[Begin]

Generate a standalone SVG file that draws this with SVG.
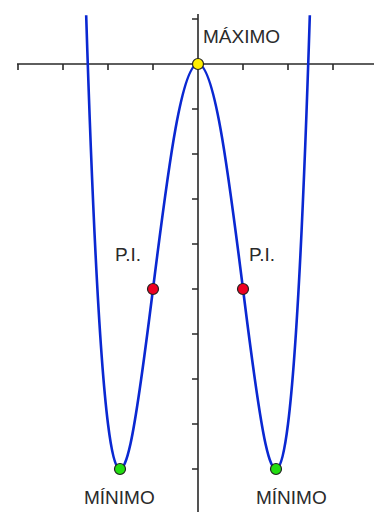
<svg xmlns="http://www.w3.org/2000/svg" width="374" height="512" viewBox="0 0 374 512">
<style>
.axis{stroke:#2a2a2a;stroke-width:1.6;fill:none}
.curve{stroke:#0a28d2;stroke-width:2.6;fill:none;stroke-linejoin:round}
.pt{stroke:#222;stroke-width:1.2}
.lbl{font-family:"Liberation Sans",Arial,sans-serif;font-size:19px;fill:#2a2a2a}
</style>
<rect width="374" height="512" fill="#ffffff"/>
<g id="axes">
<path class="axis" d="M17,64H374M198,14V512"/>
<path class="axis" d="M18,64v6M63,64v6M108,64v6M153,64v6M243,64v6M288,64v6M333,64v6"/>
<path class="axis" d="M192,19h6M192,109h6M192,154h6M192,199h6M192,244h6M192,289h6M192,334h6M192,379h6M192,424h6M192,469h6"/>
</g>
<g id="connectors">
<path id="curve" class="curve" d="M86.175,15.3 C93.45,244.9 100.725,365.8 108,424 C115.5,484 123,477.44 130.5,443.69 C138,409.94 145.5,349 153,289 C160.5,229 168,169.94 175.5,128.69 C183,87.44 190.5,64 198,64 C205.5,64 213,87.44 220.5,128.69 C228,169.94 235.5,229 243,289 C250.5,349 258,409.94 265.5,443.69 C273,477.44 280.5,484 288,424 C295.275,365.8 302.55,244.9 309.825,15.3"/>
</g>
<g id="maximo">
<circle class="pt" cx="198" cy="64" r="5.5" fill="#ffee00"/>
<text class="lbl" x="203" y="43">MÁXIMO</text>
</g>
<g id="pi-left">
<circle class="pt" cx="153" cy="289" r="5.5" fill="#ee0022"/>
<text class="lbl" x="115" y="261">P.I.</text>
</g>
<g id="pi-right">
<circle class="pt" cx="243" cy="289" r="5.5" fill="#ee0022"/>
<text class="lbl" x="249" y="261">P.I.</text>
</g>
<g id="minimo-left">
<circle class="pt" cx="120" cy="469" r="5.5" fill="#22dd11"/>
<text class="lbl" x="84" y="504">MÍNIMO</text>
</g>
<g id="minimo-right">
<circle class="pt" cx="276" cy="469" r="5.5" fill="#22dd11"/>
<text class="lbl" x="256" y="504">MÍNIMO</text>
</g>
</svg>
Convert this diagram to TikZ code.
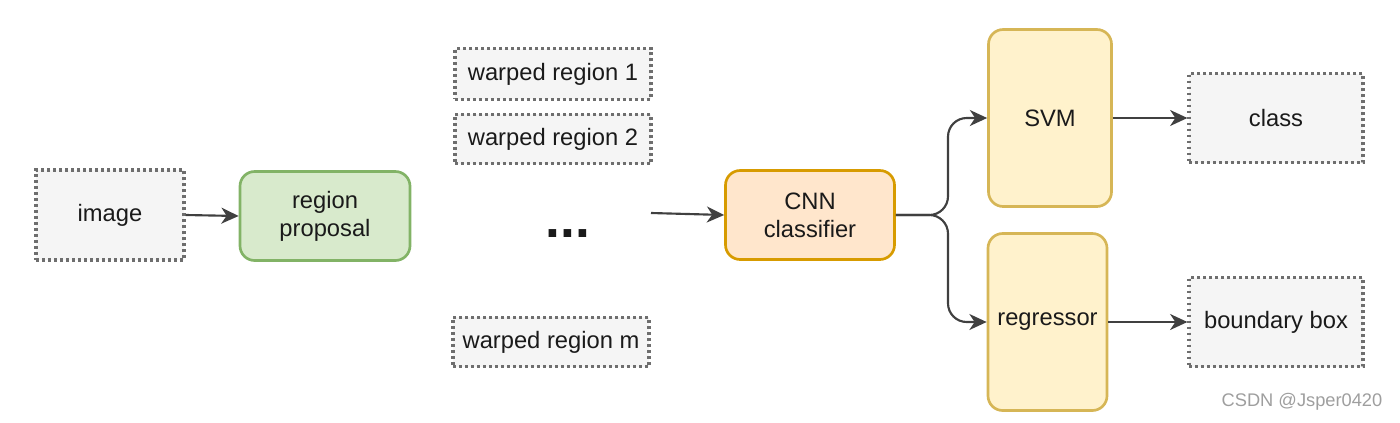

[End]

## STATED GOAL
Extract the entries in full, exactly as they are, minus the pictures.

## PROBLEM SOLUTION
Generate a standalone SVG file that draws this with SVG.
<svg xmlns="http://www.w3.org/2000/svg" width="374" height="512" viewBox="0 0 374 512">
<style>
.axis{stroke:#2a2a2a;stroke-width:1.6;fill:none}
.curve{stroke:#0a28d2;stroke-width:2.6;fill:none;stroke-linejoin:round}
.pt{stroke:#222;stroke-width:1.2}
.lbl{font-family:"Liberation Sans",Arial,sans-serif;font-size:19px;fill:#2a2a2a}
</style>
<rect width="374" height="512" fill="#ffffff"/>
<g id="axes">
<path class="axis" d="M17,64H374M198,14V512"/>
<path class="axis" d="M18,64v6M63,64v6M108,64v6M153,64v6M243,64v6M288,64v6M333,64v6"/>
<path class="axis" d="M192,19h6M192,109h6M192,154h6M192,199h6M192,244h6M192,289h6M192,334h6M192,379h6M192,424h6M192,469h6"/>
</g>
<g id="connectors">
<path id="curve" class="curve" d="M86.175,15.3 C93.45,244.9 100.725,365.8 108,424 C115.5,484 123,477.44 130.5,443.69 C138,409.94 145.5,349 153,289 C160.5,229 168,169.94 175.5,128.69 C183,87.44 190.5,64 198,64 C205.5,64 213,87.44 220.5,128.69 C228,169.94 235.5,229 243,289 C250.5,349 258,409.94 265.5,443.69 C273,477.44 280.5,484 288,424 C295.275,365.8 302.55,244.9 309.825,15.3"/>
</g>
<g id="maximo">
<circle class="pt" cx="198" cy="64" r="5.5" fill="#ffee00"/>
<text class="lbl" x="203" y="43">MÁXIMO</text>
</g>
<g id="pi-left">
<circle class="pt" cx="153" cy="289" r="5.5" fill="#ee0022"/>
<text class="lbl" x="115" y="261">P.I.</text>
</g>
<g id="pi-right">
<circle class="pt" cx="243" cy="289" r="5.5" fill="#ee0022"/>
<text class="lbl" x="249" y="261">P.I.</text>
</g>
<g id="minimo-left">
<circle class="pt" cx="120" cy="469" r="5.5" fill="#22dd11"/>
<text class="lbl" x="84" y="504">MÍNIMO</text>
</g>
<g id="minimo-right">
<circle class="pt" cx="276" cy="469" r="5.5" fill="#22dd11"/>
<text class="lbl" x="256" y="504">MÍNIMO</text>
</g>
</svg>
Convert this diagram to TikZ code.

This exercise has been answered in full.